> _Exercise material_:

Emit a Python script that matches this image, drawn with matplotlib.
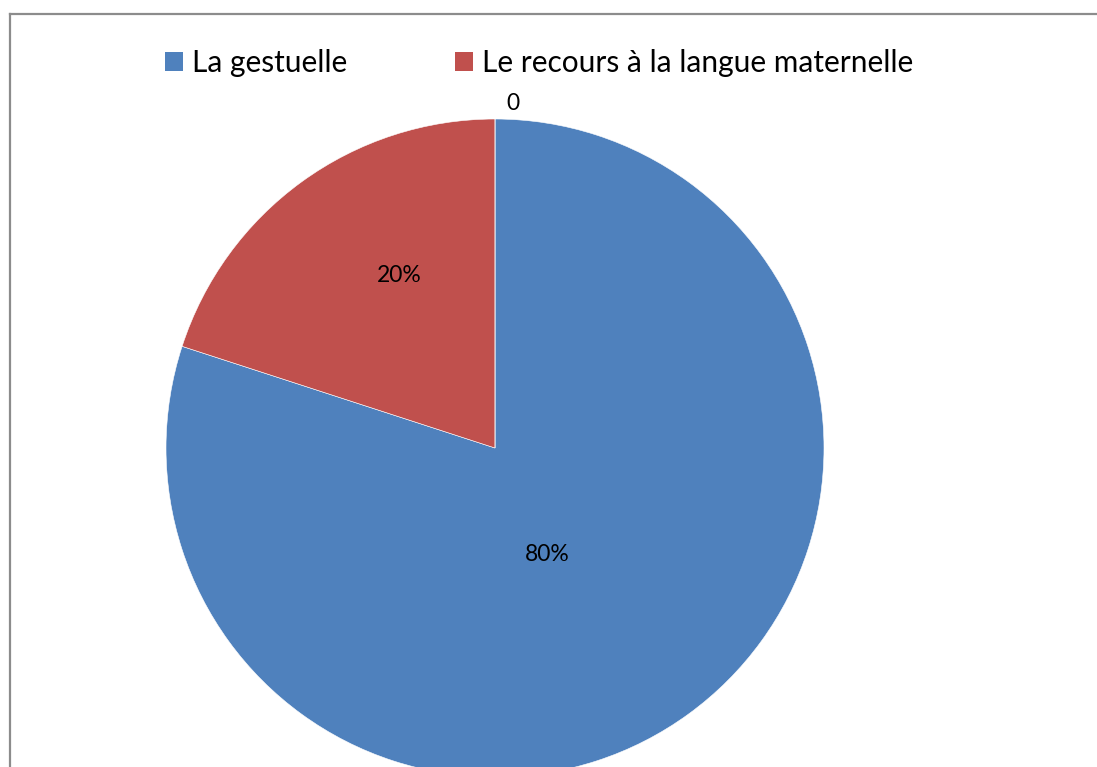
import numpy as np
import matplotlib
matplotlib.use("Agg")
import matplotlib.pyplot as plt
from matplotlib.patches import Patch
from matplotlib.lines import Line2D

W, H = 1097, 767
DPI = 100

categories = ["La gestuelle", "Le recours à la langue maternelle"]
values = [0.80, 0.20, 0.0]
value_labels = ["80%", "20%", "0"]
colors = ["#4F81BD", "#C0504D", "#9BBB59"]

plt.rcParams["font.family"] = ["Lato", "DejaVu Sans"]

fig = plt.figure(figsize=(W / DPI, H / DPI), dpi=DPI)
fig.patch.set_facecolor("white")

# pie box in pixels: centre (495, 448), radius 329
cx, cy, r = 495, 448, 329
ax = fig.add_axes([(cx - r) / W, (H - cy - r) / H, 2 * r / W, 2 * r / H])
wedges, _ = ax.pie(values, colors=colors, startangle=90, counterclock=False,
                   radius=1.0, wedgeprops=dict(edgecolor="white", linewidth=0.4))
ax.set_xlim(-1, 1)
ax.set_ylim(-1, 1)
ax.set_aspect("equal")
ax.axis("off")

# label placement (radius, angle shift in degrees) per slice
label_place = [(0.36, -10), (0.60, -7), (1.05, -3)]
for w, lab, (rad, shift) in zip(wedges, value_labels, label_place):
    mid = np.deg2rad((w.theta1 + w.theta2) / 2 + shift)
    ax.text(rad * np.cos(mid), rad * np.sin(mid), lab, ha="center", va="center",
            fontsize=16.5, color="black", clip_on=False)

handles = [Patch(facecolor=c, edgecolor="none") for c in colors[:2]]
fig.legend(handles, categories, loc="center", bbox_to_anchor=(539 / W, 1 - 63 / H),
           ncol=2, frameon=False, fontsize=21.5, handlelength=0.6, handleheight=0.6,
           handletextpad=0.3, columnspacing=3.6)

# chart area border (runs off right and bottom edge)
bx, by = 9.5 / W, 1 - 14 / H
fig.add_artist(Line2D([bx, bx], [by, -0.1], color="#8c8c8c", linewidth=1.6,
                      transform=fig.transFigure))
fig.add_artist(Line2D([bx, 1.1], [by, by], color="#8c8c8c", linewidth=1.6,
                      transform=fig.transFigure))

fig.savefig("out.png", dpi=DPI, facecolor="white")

...

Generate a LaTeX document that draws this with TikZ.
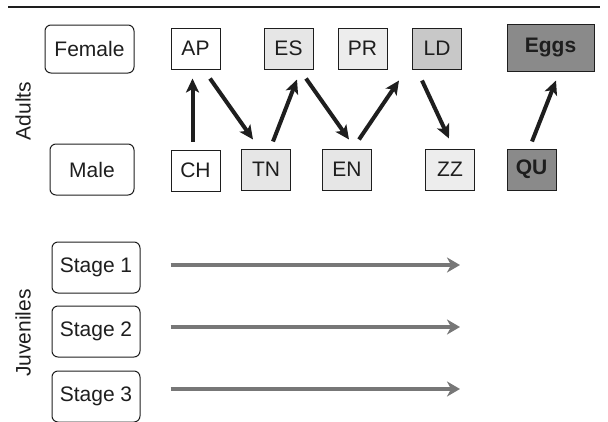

> _Directions_: Go through the listing above and pull out each line containing the word "matplotlib".

> _Exercise solution_:
Emit a Python script that matches this image, drawn with matplotlib.
import matplotlib
matplotlib.use("Agg")
import matplotlib.pyplot as plt
from matplotlib.patches import Patch
from matplotlib.lines import Line2D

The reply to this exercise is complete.